___ Exercise inputs ___
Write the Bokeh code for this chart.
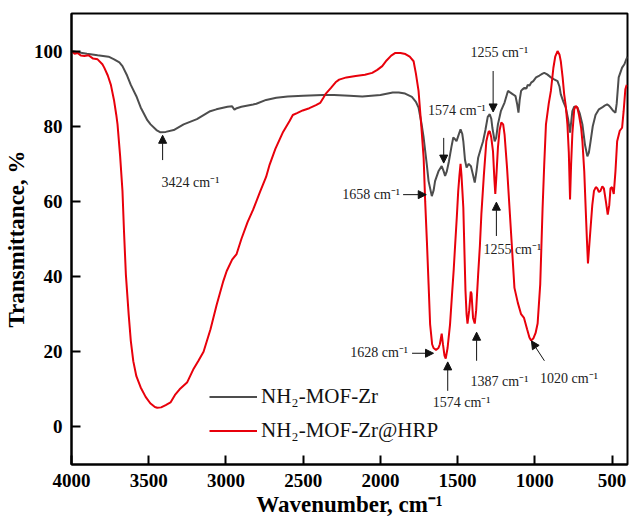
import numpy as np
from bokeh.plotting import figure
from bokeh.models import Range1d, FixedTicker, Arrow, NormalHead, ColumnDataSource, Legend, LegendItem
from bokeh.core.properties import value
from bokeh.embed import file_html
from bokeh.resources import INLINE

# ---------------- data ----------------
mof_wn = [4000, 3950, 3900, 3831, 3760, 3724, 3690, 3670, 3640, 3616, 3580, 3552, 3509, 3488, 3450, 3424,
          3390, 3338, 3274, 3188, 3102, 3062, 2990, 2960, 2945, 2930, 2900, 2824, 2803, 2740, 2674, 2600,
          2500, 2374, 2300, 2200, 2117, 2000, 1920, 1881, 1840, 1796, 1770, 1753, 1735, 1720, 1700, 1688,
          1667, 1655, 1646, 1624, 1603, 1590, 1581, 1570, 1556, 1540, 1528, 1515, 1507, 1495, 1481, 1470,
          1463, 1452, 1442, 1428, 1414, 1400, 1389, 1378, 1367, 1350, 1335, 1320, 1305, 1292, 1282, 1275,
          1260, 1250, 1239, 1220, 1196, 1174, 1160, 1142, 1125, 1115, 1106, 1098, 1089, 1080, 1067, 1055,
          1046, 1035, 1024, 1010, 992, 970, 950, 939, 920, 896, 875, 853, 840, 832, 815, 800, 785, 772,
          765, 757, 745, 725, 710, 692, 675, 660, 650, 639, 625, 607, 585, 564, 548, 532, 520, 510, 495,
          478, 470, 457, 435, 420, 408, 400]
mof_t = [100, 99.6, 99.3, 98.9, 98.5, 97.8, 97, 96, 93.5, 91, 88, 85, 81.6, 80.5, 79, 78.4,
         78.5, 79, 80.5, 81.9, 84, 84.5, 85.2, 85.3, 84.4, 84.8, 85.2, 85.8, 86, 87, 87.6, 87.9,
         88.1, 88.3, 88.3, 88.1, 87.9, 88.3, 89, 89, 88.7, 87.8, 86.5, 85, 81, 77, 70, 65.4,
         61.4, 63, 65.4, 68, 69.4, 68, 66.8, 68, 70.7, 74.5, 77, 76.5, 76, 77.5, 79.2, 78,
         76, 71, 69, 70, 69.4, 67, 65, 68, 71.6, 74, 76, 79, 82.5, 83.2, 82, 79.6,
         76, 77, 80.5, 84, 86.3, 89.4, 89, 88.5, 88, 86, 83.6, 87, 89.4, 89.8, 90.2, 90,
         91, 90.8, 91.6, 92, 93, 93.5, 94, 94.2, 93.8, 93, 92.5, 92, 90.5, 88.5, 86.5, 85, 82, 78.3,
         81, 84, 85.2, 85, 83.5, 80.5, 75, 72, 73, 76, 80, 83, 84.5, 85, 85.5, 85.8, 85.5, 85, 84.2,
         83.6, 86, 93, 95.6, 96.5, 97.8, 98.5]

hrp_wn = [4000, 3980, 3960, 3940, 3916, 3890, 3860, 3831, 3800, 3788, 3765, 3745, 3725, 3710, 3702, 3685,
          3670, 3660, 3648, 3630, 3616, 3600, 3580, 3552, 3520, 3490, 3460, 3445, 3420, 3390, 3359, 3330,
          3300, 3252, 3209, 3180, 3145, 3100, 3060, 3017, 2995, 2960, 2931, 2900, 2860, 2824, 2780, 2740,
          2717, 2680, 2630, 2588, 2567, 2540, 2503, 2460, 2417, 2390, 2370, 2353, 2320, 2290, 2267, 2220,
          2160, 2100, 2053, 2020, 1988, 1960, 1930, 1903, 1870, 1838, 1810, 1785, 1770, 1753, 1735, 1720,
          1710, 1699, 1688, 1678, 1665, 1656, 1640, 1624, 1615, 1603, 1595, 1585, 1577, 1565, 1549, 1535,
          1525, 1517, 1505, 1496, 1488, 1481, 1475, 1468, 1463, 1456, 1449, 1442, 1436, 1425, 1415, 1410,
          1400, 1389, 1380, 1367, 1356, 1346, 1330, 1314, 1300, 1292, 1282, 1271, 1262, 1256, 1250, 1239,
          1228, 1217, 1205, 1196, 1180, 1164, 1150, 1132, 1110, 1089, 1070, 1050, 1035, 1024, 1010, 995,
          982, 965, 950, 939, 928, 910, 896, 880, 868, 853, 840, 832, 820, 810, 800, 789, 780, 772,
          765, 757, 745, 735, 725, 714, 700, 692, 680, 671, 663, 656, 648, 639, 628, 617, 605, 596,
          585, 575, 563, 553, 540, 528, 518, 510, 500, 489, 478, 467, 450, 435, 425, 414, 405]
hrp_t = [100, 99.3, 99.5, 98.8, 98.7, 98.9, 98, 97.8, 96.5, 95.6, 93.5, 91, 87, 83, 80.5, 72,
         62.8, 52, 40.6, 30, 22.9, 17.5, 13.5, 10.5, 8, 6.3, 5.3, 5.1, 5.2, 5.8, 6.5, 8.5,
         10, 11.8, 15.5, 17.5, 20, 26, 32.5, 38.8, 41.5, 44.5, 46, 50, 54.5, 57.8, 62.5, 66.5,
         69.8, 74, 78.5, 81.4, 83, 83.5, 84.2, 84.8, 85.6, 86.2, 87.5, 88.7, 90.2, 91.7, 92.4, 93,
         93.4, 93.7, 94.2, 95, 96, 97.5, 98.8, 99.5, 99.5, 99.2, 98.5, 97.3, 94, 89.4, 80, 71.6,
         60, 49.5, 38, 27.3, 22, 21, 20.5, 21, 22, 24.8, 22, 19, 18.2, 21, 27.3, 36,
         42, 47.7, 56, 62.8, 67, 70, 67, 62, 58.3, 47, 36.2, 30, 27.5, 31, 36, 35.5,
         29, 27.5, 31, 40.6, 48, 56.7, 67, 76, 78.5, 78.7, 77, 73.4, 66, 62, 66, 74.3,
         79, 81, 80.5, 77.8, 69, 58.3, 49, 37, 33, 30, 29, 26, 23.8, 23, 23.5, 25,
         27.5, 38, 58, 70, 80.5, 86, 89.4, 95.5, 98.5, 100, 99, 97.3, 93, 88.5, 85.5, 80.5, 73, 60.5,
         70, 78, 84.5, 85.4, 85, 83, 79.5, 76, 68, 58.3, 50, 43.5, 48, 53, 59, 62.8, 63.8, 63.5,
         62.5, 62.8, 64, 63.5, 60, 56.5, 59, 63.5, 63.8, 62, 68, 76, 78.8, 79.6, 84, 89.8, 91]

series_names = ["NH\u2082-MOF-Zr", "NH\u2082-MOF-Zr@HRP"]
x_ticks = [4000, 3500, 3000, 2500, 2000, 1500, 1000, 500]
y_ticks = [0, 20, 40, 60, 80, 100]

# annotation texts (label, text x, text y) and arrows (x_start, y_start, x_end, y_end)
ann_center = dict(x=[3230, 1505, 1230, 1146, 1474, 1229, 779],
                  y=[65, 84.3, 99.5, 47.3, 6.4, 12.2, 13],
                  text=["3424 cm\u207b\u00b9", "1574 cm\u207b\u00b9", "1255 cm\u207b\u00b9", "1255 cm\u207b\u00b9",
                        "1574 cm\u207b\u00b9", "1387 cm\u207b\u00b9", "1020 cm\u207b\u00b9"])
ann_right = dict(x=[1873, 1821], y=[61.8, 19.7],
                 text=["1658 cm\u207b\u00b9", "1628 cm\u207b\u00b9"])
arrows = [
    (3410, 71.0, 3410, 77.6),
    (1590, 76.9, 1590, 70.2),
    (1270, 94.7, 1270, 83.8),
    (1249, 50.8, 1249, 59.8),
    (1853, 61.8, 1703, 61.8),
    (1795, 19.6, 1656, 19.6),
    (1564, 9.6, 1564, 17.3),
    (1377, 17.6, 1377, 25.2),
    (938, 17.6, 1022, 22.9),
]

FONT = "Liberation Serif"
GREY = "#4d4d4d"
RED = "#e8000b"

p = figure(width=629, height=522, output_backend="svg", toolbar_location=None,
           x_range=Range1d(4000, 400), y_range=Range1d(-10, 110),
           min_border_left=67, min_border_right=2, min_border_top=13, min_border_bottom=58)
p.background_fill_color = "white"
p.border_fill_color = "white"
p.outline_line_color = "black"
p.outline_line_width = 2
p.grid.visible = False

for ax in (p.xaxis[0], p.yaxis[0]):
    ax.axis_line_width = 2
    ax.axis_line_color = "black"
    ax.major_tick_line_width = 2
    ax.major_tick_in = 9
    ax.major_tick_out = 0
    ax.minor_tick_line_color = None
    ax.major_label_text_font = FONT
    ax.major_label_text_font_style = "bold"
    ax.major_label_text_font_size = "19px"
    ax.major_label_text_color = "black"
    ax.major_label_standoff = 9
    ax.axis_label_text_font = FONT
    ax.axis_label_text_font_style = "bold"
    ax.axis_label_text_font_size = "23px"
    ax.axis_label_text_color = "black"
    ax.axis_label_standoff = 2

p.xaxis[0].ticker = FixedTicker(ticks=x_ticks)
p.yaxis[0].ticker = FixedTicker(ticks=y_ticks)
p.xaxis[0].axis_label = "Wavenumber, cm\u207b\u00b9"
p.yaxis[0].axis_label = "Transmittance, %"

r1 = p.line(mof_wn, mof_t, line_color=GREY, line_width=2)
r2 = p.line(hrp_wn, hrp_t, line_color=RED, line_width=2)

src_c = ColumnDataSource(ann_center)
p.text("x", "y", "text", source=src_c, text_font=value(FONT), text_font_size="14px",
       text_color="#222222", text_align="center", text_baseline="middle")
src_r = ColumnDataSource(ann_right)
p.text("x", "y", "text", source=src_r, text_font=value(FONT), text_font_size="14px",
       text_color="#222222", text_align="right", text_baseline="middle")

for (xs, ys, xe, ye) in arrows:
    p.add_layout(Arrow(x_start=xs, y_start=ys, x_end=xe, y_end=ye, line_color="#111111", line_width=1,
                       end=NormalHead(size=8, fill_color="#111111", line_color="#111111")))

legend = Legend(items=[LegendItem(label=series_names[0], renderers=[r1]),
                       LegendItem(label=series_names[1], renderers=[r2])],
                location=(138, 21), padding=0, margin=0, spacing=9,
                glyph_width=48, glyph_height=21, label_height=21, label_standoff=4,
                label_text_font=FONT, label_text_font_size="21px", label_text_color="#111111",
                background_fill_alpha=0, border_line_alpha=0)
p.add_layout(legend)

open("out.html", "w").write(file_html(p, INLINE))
___
___ Exercise inputs ___
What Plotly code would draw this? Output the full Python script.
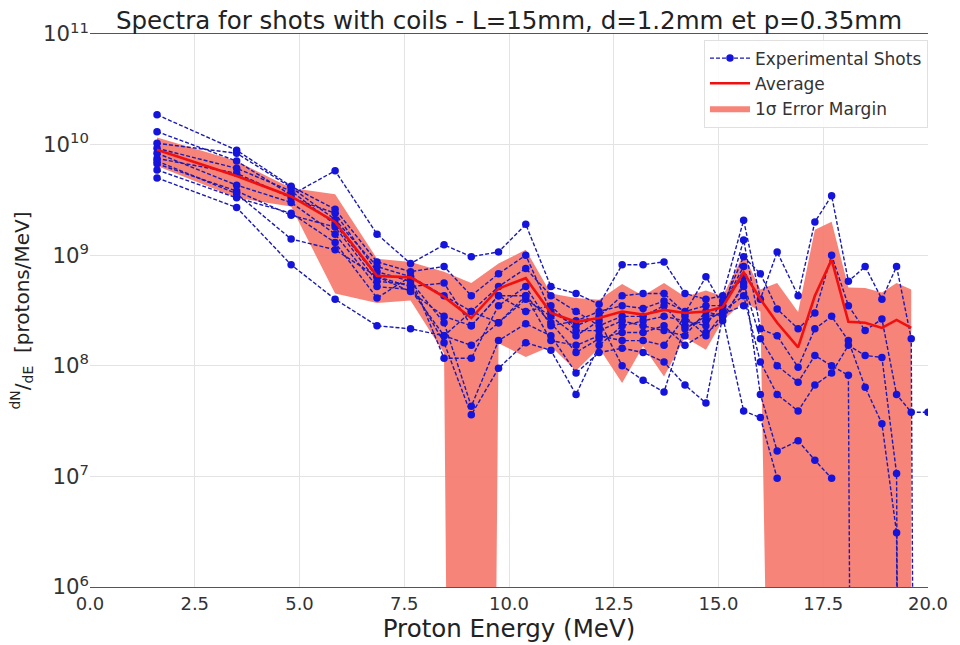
___
▶ _What you need to do_:
Set down exactly the lines above, from the line containing "Write the Bokeh code for this chart." through the line containing "from bokeh.resources import INLINE". Skip the pictures.

▶ _Task output_:
Write the Bokeh code for this chart.
import numpy as np
from bokeh.plotting import figure
from bokeh.models import Range1d, FixedTicker, Arrow, NormalHead, ColumnDataSource, Legend, LegendItem
from bokeh.core.properties import value
from bokeh.embed import file_html
from bokeh.resources import INLINE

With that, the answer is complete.